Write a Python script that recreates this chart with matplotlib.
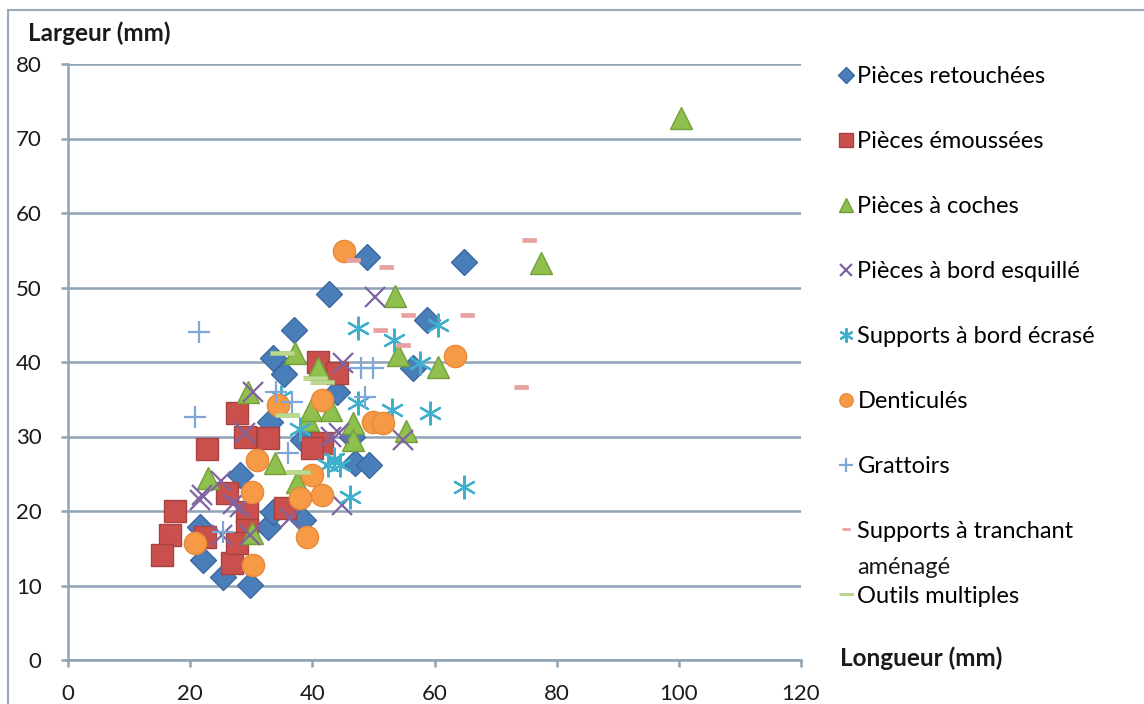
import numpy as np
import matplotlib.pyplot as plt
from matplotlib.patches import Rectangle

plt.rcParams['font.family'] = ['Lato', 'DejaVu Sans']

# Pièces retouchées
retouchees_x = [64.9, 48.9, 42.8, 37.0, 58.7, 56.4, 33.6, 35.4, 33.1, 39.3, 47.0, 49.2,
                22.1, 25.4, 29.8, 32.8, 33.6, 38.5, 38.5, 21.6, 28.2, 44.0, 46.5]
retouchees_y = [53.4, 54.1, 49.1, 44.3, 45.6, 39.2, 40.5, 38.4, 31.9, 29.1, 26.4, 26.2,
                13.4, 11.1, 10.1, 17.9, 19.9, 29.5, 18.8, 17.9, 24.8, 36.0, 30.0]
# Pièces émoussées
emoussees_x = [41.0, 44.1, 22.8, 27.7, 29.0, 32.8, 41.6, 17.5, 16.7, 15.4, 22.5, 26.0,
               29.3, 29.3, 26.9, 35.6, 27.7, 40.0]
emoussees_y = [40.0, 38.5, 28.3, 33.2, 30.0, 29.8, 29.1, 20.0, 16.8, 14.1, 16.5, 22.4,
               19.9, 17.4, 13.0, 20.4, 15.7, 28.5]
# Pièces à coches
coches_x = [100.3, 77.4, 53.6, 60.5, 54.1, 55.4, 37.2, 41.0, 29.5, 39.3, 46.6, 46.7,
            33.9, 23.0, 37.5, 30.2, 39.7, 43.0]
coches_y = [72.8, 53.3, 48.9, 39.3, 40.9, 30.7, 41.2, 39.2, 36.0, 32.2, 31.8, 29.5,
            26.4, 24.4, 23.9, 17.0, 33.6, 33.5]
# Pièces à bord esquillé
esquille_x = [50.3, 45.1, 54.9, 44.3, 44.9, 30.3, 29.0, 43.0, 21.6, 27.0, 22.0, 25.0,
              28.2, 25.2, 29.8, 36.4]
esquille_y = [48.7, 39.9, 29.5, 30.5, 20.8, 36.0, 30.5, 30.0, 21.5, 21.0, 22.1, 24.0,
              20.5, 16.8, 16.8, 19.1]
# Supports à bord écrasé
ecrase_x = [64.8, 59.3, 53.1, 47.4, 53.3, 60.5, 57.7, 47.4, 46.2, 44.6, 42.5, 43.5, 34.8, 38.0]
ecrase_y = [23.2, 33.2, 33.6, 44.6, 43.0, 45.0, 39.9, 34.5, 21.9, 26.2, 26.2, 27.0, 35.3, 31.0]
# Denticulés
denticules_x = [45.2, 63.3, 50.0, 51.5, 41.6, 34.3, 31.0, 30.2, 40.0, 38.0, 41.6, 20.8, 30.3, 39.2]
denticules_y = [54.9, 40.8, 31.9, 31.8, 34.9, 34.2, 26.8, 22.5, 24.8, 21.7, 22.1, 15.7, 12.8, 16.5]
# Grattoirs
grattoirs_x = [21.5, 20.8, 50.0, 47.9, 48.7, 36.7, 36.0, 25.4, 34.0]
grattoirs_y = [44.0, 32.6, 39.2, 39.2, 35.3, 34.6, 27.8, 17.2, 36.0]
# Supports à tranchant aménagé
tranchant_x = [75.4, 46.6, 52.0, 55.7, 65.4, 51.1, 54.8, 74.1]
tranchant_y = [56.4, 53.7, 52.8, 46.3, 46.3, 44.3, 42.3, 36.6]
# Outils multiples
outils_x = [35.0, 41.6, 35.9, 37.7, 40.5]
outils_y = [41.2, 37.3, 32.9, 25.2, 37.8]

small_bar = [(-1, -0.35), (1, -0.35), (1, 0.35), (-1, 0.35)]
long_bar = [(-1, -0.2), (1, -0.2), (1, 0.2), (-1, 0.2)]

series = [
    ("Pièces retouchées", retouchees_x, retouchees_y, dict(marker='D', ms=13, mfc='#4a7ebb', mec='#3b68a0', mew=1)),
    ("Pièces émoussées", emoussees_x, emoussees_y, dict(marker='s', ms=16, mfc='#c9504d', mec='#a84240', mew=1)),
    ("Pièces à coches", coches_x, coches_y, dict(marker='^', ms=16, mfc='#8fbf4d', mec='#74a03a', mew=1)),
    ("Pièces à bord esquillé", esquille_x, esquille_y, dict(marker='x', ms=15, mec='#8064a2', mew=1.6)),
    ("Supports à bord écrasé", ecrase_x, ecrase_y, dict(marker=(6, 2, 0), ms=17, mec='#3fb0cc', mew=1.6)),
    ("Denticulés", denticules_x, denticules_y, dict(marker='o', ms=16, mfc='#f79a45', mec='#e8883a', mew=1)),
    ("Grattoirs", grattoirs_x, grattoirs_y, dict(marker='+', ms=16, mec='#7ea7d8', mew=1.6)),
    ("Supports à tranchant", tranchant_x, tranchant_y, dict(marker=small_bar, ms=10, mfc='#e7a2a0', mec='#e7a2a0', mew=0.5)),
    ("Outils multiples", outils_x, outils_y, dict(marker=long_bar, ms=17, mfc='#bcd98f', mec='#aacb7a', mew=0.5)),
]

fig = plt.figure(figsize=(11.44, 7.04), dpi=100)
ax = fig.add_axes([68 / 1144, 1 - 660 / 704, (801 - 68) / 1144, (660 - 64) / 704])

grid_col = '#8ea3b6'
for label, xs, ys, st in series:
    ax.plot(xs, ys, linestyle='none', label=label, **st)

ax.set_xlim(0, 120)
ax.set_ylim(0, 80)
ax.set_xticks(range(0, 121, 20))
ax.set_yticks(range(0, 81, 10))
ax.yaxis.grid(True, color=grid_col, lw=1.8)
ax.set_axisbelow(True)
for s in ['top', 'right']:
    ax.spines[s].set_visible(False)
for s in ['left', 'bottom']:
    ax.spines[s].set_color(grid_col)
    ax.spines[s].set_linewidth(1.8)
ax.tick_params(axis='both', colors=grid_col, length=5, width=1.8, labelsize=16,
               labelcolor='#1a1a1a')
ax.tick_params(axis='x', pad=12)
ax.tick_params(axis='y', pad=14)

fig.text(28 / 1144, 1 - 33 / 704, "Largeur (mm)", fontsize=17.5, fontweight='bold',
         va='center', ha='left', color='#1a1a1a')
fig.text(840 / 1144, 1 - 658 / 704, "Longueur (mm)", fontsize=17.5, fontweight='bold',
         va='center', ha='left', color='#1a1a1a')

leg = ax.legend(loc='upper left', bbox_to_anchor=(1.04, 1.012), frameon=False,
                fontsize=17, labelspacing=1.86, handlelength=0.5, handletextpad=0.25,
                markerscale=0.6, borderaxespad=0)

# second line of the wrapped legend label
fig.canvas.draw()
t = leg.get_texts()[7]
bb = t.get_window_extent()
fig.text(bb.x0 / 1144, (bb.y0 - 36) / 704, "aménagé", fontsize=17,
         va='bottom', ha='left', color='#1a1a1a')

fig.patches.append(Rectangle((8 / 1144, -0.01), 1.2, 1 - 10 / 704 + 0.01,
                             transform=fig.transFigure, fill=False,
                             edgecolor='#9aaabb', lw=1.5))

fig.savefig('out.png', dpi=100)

========

EXERCISE PROMPT: Write out the lines from the start of the material to the line with "plt.rcParams['font.family'] = ['Lato', 'DejaVu", inclusive and exactly. Skip the pictures.

FULL OUTPUT:
Write a Python script that recreates this chart with matplotlib.
import numpy as np
import matplotlib.pyplot as plt
from matplotlib.patches import Rectangle

plt.rcParams['font.family'] = ['Lato', 'DejaVu Sans']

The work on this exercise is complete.